Highlights & Insights¶
- Elegant Design of Inference-Time Intervention: Atlas does not modify model parameters or require additional training; it only scales attention at specific layers during inference. This non-intrusive method preserves model capabilities while effectively mitigating bias.
- "Geographical" Discovery of Bias: The cross-model consistent finding that bias concentrates in the final 1/3 of layers offers a new perspective on understanding bias representation inside LLMs—later layers may be responsible for mapping abstract features to specific preferences.
- Prompt-Specific Optimization Avoids "One-Size-Fits-All": Different prompts display different bias patterns; Atlas optimizes the scaling factor independently for each prompt, successfully capturing the context-dependency of bias.
- High Computational Efficiency: The total search space for localization and intervention is only \(k \times 11\) (only 33 forward passes when \(k=3\)), which is much lower than methods like causal tracing.

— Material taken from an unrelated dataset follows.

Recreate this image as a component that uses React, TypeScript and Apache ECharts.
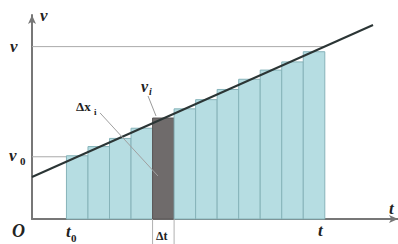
import React, { useEffect, useRef } from "react";
import * as echarts from "echarts";

// x in time units, y in velocity units
const barStarts = [1.6, 2.6, 3.6, 4.6, 5.6, 6.6, 7.6, 8.6, 9.6, 10.6, 11.6, 12.6];
const barHeights = [3.1, 3.55, 3.95, 4.45, 4.95, 5.4, 5.85, 6.35, 6.85, 7.3, 7.7, 8.2];
const barWidth = 1;
const highlightIndex = 4;
const lineX = [0, 15.84];
const lineY = [2.06, 9.51];
const vValue = 8.45;
const v0Value = 3.05;
const t0 = 1.6;
const tEnd = 13.6;
const viLeader = [[5.39, 6.03], [5.76, 5.05]];
const dxLeader = [[3.16, 5.2], [5.85, 2.11]];

export default function App() {
  const ref = useRef<HTMLDivElement>(null);
  useEffect(() => {
    const chart = echarts.init(ref.current!, null, { renderer: "svg" });
    const font = "'Liberation Serif', 'DejaVu Serif', serif";
    const txt = (text: string, x: number, y: number, size = 17, extra: any = {}) => ({
      type: "text",
      x,
      y,
      style: { text, fontFamily: font, fontStyle: "italic", fontWeight: "bold", fontSize: size, fill: "#222", ...extra },
    });
    chart.setOption({
      animation: false,
      grid: { left: 32, right: 0, top: 15, bottom: 25 },
      xAxis: {
        type: "value",
        min: 0,
        max: 17,
        axisLine: { lineStyle: { color: "#777777", width: 2 }, symbol: ["none", "arrow"], symbolSize: [6, 9] },
        axisTick: { show: false },
        axisLabel: { show: false },
        splitLine: { show: false },
      },
      yAxis: {
        type: "value",
        min: 0,
        max: 10,
        axisLine: { lineStyle: { color: "#777777", width: 2 }, symbol: ["none", "arrow"], symbolSize: [6, 9] },
        axisTick: { show: false },
        axisLabel: { show: false },
        splitLine: { show: false },
      },
      series: [
        {
          type: "line",
          data: [[0, vValue], [tEnd, vValue]],
          symbol: "none",
          lineStyle: { color: "#aaaaaa", width: 1 },
          z: 1,
        },
        {
          type: "line",
          data: [[0, v0Value], [t0, v0Value]],
          symbol: "none",
          lineStyle: { color: "#aaaaaa", width: 1 },
          z: 1,
        },
        {
          type: "custom",
          z: 2,
          renderItem: (params: any, api: any) => {
            const i = params.dataIndex;
            const x0 = api.value(0);
            const h = api.value(1);
            const p1 = api.coord([x0, h]);
            const p2 = api.coord([x0 + barWidth, 0]);
            return {
              type: "rect",
              shape: { x: p1[0], y: p1[1], width: p2[0] - p1[0], height: p2[1] - p1[1] },
              style: {
                fill: i === highlightIndex ? "#6f6b6b" : "#b6dde2",
                stroke: i === highlightIndex ? "#5a5656" : "#86b3b9",
                lineWidth: 1,
              },
            };
          },
          data: barStarts.map((s, i) => [s, barHeights[i]]),
        },
        {
          type: "custom",
          z: 3,
          renderItem: (params: any, api: any) => {
            const x0 = api.value(0);
            const a = api.coord([x0, 0]);
            return {
              type: "line",
              shape: { x1: a[0], y1: a[1], x2: a[0], y2: 244 },
              style: { stroke: "#b0b0b0", lineWidth: 1 },
            };
          },
          data: [[barStarts[highlightIndex]], [barStarts[highlightIndex] + barWidth]],
        },
        {
          type: "line",
          data: lineX.map((x, i) => [x, lineY[i]]),
          symbol: "none",
          lineStyle: { color: "#2b3535", width: 2 },
          z: 5,
        },
        {
          type: "line",
          data: viLeader,
          symbol: "none",
          lineStyle: { color: "#9a9a9a", width: 1 },
          z: 6,
        },
        {
          type: "line",
          data: dxLeader,
          symbol: "none",
          lineStyle: { color: "#a0a0a0", width: 1 },
          z: 6,
        },
      ],
      graphic: [
        txt("v", 40, 7),
        txt("v", 10, 38),
        txt("v", 9, 147),
        txt("0", 20, 155, 11, { fontStyle: "normal" }),
        txt("O", 12, 222, 18),
        txt("t", 66, 223),
        txt("0", 71, 232, 11, { fontStyle: "normal" }),
        txt("t", 318, 222),
        txt("t", 389, 200),
        txt("v", 141, 78, 16),
        txt("i", 149, 86, 10, { fontStyle: "italic" }),
        txt("Δx", 76, 100, 13, { fontStyle: "normal" }),
        txt("i", 94, 107, 9, { fontStyle: "normal" }),
        txt("Δt", 156, 230, 12, { fontStyle: "normal" }),
      ],
    });
    return () => chart.dispose();
  }, []);
  return <div ref={ref} style={{ position: "fixed", left: 0, top: 0, width: 398, height: 244, background: "#fff" }} />;
}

Limitations & Future Work¶
- Only focuses on comparative bias between two entities, without addressing bias scenarios involving multiple entities or open-ended generation.
- Prompt-specific search for scaling factors increases inference latency (up to 33 extra forward passes per prompt), making it unsuitable for real-time applications.
- Only validated on decoder-only models; applicability to encoder-decoder or encoder-only architectures remains unknown.
- Although the EBS metric is intuitive, it may not be sensitive enough to extreme bias ratios.
- Scaling may alter the normalization properties of the attention matrix (since it is not re-normalized after scaling), lacking theoretical guarantees.
Related Work & Insights¶
- Causal Tracing: Meng et al.'s ROME/MEMIT methods localize the storage of factual knowledge through causal interventions. Atlas applies a similar concept to bias localization at a much lower computational cost.
- PASTA: A method for steering at the attention level. The comparison with Atlas showcases the advantages of prompt-specific approaches.
- Insights for Interpretability Research: The discovery that bias "clusters" in specific layers provides new tools for understanding bias at the mechanistic level.
- Insights for Fair LLM Deployment: Atlas can serve as a low-cost, plug-and-play bias mitigation strategy, suitable for post-processing deployed models.
Rating¶
- Novelty: ⭐⭐⭐⭐ The combination of attention analysis and inference-time scaling intervention is simple yet effective, and the localization of bias to specific layers is insightful.
- Experimental Thoroughness: ⭐⭐⭐⭐ 4 models × 3 datasets × multiple bias categories + comparison with multiple baselines + fluency evaluation + localization validation.
- Writing Quality: ⭐⭐⭐⭐⭐ Clear definitions, systematic methodologies, and rich, persuasive visual figures.
- Value: ⭐⭐⭐⭐ Training-free inference-time bias mitigation methods possess high practical value, and the findings of bias localization are theoretically revealing.